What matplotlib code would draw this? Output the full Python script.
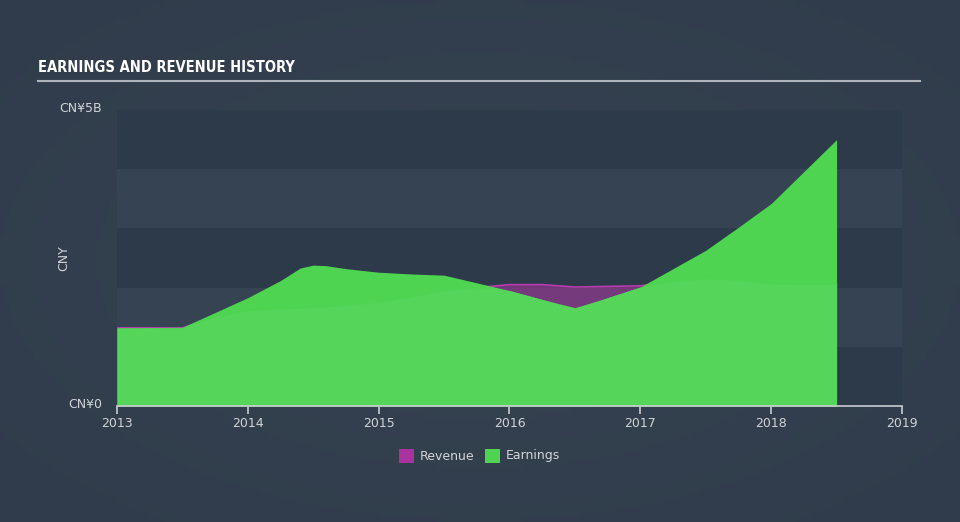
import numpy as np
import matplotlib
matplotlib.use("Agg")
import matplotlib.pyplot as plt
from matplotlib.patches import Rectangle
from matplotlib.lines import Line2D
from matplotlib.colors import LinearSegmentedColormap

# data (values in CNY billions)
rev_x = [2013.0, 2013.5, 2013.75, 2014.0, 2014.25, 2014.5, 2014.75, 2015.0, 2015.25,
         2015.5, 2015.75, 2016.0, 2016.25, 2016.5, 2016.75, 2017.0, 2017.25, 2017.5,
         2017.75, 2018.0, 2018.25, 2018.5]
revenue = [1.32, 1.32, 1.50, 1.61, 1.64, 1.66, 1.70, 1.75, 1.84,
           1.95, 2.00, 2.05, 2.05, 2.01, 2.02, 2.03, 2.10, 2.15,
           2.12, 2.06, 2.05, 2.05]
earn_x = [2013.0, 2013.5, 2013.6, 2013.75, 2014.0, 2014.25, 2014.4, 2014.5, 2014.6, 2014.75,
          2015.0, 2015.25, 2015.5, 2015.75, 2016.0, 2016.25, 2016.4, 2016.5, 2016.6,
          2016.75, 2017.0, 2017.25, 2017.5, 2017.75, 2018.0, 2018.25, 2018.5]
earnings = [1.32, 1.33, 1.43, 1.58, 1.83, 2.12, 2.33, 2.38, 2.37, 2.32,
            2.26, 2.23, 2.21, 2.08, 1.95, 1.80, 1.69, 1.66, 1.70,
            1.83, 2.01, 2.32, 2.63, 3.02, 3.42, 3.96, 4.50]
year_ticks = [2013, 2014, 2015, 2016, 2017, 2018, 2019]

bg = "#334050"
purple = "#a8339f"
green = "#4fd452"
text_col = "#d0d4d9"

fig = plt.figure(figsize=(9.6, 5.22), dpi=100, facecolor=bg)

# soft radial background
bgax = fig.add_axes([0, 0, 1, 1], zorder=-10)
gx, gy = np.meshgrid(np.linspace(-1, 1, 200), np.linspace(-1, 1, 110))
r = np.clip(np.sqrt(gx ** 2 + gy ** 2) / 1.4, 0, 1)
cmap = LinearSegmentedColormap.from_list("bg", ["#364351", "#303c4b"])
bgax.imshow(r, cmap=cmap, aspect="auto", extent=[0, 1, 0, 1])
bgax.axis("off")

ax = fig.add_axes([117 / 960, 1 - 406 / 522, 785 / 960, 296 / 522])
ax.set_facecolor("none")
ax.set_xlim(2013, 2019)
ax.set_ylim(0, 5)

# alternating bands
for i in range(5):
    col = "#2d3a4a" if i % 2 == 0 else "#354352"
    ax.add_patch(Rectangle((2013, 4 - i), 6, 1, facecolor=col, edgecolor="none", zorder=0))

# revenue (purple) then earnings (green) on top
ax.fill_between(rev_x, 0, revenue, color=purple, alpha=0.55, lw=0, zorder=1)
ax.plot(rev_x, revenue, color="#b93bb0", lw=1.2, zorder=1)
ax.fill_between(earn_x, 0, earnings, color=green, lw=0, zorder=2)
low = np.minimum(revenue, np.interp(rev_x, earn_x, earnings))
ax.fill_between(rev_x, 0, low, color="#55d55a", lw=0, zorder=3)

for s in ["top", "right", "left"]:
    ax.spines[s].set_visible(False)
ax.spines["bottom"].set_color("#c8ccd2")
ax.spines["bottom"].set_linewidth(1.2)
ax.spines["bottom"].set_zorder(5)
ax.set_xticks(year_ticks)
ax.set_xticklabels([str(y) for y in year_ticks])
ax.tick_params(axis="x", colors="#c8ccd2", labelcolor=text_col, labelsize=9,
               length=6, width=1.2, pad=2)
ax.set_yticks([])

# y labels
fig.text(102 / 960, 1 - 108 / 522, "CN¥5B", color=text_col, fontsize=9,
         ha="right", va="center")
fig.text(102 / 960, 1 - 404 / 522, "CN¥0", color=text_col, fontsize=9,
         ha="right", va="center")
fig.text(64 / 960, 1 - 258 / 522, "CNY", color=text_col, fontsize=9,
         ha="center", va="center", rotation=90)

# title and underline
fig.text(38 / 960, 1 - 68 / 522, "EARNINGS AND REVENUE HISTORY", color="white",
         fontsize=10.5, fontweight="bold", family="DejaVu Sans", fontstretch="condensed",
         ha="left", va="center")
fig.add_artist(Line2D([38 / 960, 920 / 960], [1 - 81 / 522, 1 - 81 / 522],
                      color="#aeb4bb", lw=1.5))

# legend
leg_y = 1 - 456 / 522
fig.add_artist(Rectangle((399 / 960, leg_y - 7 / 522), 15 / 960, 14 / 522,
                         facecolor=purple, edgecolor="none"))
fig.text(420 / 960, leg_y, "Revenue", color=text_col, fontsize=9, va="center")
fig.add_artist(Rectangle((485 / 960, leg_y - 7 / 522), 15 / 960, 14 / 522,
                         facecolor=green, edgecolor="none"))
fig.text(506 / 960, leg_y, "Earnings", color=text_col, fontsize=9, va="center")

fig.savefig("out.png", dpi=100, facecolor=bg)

● ● ● ● ● ● ●

### What you should do
Copy nothing but the lines from the top of the data down to the line containing "from matplotlib.colors import", and leave the pictures out.

### Task answer
What matplotlib code would draw this? Output the full Python script.
import numpy as np
import matplotlib
matplotlib.use("Agg")
import matplotlib.pyplot as plt
from matplotlib.patches import Rectangle
from matplotlib.lines import Line2D
from matplotlib.colors import LinearSegmentedColormap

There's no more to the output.